Não vou mais detalhar nada do enredo em si. Escrevi o que eu sabia sobre o livro antes de ler, pois a graça em é ir descobrindo fato por fato.

Sobre a escrita só posso reafirmar o que escrevi sobre os outros livros desse mesmo autor, porém, agora já posso escrever com mais segurança sobre esse ponto. Sensacional como esse cara sabe lidar com o tempo, expressar o tempo. Parece que as palavras deslizam, em certos momentos parece ser possível ouvir a voz do próprio narrador-personagem. Não posso deixar de escrever novamente sobre o tempo: infância, juventude e fase adulta são narradas de uma forma tão particular. A leitura é tão boa e tão real que a transição de uma fase da vida pra outra se torna imperceptível. Machado não deixou um problema somente para os críticos de literatura, mas também para qualquer um que queira expressar o que se passou nesse livro e o que se sente durante a leitura.

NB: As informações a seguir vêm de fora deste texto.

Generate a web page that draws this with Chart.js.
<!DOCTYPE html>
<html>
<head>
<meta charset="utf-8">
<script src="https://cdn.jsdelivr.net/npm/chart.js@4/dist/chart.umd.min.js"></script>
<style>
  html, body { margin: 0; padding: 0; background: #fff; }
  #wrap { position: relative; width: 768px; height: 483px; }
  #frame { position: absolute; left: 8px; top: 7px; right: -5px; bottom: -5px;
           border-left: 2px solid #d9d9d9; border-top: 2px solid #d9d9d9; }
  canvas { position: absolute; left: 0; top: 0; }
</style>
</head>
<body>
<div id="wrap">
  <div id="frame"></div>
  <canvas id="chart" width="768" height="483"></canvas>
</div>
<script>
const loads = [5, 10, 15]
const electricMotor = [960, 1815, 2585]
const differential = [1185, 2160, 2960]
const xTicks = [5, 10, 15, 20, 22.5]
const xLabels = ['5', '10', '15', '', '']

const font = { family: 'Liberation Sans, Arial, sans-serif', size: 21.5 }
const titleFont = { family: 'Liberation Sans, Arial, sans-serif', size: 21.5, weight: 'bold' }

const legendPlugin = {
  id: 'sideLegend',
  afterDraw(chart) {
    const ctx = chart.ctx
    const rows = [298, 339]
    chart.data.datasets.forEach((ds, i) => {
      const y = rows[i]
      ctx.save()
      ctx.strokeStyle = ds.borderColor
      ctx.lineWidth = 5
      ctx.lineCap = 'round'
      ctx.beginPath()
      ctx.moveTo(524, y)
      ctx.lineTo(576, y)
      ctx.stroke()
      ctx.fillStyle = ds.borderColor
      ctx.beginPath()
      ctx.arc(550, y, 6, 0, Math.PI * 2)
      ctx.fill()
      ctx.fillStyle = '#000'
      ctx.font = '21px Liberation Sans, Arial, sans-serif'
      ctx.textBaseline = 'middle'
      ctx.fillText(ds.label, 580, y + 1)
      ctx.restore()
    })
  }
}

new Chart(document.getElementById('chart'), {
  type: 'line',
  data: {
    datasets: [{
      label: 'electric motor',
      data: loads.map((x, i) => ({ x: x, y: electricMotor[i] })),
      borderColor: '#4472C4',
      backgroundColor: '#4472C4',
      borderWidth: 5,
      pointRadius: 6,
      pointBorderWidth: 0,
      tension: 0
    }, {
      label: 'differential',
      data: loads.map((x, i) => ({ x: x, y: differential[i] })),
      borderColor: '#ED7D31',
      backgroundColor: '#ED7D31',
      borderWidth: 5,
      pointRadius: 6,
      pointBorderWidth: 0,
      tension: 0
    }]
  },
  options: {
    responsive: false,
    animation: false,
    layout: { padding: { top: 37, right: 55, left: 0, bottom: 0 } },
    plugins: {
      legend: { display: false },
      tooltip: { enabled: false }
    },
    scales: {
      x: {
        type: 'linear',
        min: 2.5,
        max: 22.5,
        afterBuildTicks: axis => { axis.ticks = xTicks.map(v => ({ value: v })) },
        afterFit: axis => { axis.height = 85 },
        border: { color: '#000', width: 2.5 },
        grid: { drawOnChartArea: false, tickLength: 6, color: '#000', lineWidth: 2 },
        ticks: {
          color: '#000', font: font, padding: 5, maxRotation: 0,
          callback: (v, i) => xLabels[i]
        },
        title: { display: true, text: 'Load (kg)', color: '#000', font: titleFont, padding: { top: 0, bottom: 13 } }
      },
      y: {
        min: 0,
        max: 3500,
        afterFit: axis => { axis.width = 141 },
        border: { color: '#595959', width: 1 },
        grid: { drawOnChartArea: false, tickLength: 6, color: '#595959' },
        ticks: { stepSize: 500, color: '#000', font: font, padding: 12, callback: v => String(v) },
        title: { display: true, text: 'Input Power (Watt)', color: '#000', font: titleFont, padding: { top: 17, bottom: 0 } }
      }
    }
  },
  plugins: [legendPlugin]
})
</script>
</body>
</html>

A ambiguidade é algo muito presente em todo o livro. Claro que não vou escrever todas aqui, mas é notável como há frases que se completam em parágrafos distintos e frases que fazem alusão a outro fato já relatado ao que vai surgir mais pra frente. A discussão sobre se a Capitu traiu Bentinho é resultado de dois fatos que ao se completarem tornam-se ambíguos. Mas eu não atribuiria a qualidade da obra somente à ambiguidade, mas sim a tudo que já foi citado nessa resenha, ao conjunto inteiro da obra, a isso se deve o status de clássico.

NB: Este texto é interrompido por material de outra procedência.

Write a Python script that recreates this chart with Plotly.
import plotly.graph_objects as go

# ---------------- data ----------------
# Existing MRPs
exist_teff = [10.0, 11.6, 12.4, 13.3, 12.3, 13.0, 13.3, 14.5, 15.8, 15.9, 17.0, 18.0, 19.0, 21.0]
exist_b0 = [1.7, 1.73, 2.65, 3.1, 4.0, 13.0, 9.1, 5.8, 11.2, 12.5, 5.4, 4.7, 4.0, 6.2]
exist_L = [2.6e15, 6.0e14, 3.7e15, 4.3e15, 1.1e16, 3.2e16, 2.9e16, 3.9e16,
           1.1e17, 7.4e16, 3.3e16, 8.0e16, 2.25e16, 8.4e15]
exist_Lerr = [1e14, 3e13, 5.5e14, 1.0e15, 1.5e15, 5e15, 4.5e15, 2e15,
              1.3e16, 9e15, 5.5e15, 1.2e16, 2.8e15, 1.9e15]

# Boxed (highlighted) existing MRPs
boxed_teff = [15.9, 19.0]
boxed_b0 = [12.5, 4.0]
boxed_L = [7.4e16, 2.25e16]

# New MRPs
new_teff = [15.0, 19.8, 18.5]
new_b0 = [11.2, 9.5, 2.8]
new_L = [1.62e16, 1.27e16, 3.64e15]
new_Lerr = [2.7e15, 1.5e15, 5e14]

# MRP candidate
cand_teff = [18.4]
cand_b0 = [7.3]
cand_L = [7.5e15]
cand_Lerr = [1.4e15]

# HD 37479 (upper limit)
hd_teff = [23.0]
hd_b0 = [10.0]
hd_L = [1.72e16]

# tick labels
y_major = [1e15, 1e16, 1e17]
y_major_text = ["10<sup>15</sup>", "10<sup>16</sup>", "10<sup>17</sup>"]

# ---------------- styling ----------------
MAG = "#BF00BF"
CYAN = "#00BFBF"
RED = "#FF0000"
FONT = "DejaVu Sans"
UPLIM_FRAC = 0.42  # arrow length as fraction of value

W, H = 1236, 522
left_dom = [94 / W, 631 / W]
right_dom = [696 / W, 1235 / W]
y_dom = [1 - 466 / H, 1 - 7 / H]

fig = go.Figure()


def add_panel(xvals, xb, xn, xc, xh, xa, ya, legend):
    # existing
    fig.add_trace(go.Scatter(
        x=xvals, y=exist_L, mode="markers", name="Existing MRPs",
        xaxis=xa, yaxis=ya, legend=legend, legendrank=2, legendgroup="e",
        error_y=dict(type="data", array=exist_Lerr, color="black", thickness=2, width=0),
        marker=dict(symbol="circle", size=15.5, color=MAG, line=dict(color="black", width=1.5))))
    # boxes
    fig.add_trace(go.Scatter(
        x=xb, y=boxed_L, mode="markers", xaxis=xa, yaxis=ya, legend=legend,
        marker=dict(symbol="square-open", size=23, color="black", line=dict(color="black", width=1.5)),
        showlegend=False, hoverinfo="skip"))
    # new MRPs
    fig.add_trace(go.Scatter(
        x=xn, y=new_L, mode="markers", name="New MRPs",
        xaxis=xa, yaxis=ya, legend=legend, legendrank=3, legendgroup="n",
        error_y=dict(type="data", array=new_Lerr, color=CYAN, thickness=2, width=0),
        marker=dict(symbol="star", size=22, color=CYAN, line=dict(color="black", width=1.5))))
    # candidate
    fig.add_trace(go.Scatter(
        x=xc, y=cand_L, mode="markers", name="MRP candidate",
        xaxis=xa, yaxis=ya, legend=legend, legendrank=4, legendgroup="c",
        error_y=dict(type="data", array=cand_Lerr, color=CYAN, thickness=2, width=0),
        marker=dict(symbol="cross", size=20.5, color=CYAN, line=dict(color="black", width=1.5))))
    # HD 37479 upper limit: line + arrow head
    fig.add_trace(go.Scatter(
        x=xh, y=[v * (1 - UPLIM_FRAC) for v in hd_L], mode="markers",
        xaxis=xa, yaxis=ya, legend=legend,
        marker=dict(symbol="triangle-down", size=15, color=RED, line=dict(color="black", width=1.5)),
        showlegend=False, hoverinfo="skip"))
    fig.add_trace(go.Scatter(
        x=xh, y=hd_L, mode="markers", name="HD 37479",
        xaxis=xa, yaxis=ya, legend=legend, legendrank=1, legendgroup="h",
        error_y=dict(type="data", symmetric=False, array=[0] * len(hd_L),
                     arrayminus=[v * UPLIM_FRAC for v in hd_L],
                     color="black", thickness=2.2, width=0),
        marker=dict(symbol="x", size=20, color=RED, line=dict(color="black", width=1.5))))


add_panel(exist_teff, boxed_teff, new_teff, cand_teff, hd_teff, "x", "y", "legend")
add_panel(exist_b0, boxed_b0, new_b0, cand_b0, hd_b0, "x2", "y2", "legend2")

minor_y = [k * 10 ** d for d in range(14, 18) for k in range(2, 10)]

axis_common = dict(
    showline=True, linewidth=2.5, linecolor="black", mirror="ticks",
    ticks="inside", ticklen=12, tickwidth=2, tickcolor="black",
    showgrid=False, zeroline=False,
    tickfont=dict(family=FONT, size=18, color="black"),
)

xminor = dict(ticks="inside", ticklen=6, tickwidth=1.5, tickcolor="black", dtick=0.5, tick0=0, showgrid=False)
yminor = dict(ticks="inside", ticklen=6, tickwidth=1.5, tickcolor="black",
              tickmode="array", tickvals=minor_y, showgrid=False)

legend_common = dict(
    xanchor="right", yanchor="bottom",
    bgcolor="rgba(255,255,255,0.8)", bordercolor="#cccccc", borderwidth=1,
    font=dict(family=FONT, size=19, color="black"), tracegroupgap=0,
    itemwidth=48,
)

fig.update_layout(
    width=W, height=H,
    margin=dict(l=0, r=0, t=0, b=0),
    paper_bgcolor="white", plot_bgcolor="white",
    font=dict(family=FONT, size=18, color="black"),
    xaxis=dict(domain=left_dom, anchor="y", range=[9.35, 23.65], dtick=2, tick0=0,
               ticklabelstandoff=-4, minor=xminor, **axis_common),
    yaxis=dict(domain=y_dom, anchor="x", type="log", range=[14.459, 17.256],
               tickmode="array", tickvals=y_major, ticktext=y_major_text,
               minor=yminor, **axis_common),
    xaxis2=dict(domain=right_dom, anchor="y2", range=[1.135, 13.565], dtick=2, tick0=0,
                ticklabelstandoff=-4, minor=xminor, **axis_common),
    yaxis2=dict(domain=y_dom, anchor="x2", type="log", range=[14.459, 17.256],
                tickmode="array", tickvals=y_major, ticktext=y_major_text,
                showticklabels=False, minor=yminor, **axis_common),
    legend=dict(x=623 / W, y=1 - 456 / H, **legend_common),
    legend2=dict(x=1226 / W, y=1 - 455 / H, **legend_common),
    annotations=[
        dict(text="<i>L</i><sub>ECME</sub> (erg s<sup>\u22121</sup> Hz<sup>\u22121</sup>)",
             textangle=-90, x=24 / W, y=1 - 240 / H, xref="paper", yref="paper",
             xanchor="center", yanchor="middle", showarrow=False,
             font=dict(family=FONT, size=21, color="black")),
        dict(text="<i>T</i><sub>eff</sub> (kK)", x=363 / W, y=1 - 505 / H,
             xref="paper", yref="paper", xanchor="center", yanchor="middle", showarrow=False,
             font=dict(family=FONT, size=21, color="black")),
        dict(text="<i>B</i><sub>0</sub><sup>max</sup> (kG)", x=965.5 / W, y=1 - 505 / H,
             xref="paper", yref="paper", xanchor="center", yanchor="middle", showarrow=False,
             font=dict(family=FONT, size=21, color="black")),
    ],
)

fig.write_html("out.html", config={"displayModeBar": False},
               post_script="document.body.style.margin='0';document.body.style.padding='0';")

Enfim, o livro é muito discutido e muitos trabalhos já foram publicados, sendo dois os mais interessantes e citados na introdução da edição, são eles: um brasileiro, comandado por José Olympio, chamado “O Enigma de Capitu” e um internacional, comandado por Helen Caldwell, “The Brazilian Othello of Machado de Assis- A Study of Dom Casmurro”.

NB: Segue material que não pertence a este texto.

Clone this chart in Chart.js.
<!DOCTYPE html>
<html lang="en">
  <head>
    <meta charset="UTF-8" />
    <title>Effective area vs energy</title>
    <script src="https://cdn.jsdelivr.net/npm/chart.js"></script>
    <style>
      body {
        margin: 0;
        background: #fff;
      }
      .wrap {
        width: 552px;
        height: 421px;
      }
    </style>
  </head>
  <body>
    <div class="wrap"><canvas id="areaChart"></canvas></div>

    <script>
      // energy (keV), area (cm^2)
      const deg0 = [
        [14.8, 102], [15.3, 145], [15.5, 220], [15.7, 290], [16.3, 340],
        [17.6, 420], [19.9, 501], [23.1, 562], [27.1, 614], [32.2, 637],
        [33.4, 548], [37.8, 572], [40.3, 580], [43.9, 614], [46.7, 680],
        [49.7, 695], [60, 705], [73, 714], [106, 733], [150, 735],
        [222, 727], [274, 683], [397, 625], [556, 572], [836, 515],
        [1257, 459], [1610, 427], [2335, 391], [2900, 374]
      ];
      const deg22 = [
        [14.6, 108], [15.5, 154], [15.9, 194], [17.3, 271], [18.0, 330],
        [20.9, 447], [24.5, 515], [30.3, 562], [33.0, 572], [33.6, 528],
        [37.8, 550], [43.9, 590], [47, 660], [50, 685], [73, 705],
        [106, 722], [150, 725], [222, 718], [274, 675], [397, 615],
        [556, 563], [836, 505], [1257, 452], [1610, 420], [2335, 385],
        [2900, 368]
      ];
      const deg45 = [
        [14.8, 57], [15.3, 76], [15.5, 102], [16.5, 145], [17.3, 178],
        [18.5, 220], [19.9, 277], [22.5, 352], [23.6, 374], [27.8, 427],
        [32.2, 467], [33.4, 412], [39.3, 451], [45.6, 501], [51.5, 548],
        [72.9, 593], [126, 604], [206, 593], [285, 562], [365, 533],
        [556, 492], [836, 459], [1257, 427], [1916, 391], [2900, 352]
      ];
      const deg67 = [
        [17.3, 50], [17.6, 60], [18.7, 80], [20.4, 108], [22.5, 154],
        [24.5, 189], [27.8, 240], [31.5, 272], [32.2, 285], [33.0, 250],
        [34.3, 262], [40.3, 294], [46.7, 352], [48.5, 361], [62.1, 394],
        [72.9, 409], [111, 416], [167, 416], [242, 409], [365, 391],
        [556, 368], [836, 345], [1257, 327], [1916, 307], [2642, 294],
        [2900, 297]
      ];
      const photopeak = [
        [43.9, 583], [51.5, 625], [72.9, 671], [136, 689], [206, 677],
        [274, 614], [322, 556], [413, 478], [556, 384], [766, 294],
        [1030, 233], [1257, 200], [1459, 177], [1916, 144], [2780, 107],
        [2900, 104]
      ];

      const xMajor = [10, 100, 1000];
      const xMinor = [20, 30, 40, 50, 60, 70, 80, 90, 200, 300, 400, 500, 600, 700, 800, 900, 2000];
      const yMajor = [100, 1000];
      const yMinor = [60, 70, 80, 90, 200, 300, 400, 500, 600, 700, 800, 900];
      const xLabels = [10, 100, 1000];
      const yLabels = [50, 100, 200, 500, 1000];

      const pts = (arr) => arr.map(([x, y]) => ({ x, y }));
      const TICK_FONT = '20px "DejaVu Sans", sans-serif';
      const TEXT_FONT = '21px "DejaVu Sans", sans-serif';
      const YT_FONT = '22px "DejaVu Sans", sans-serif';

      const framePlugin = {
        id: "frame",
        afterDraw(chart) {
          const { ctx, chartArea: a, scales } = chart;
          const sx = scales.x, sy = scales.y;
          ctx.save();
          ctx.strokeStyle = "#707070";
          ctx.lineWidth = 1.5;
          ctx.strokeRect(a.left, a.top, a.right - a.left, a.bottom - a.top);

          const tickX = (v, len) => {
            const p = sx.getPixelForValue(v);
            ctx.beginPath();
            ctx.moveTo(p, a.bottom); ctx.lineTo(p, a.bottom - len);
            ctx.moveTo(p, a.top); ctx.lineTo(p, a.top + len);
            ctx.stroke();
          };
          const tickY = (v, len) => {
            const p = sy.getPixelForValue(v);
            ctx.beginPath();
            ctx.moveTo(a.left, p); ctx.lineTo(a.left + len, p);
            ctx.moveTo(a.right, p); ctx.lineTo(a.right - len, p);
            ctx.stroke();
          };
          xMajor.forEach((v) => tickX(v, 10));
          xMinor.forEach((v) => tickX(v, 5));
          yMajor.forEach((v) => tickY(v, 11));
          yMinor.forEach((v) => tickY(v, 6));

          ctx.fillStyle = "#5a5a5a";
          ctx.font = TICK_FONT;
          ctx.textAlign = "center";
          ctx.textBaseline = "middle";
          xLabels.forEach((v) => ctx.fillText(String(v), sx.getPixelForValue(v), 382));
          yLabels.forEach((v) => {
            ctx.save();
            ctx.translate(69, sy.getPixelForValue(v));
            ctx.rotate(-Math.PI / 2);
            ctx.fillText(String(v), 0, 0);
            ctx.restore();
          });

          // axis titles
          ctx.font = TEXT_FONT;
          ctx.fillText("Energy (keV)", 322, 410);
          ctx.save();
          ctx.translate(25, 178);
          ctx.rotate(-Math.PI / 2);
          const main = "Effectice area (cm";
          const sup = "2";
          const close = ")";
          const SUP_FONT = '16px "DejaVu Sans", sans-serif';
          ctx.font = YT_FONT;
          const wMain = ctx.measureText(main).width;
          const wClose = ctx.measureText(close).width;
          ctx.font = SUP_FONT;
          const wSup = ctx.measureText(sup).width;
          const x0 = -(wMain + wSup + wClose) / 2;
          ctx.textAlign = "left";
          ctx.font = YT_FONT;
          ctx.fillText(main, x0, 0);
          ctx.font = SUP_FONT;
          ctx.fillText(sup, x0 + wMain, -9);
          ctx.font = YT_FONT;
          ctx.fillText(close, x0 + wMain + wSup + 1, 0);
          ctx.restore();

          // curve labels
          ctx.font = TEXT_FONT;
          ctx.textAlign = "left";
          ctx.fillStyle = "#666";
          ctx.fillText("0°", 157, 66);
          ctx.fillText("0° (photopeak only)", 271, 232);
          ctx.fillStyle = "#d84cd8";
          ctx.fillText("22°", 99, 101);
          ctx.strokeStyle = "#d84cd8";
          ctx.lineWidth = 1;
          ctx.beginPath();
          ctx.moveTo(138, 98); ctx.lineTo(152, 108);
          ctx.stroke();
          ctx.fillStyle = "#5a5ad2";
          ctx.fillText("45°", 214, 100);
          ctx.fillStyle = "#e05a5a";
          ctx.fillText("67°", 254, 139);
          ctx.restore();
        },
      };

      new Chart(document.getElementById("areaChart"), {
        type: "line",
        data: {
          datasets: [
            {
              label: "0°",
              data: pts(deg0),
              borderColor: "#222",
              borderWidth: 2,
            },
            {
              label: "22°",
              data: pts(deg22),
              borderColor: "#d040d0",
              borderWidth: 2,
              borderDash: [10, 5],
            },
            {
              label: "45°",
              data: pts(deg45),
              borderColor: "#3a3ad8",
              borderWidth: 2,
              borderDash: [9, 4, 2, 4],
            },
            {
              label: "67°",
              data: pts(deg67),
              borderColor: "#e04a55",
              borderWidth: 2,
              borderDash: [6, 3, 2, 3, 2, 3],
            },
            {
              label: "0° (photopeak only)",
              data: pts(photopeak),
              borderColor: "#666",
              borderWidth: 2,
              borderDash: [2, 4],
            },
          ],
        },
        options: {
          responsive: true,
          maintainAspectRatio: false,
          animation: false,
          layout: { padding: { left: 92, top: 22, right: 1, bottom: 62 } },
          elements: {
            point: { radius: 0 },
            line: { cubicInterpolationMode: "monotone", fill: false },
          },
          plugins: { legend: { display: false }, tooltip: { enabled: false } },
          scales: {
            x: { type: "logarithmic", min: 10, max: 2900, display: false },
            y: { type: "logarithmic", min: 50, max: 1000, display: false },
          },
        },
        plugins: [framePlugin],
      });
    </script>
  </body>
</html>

E Capitu, traiu? Não sei, ninguém sabe. Na verdade, já tinha minha opinião formada: Capitu traiu. Mas fui com versar com uma amiga e ela me lembrou dois fatos que eu ignorei, mas que são muito importantes: o livro é escrito em primeira pessoa, ou seja, demonstra somente um lado da história e o ciúme, que é capaz de criar ilusões cabíveis somente ao apaixonado. Mas tenham calma, logo formo minha opinião e talvez faça um post somente sobre a minha opinião e os meus argumentos.

Concluindo, um livro sensacional e um dos melhores que eu já li. Acho que todos deveriam ler devido ao conteúdo reflexivo sobre a sociedade, suas relações e os sentimentos que elas envolvem.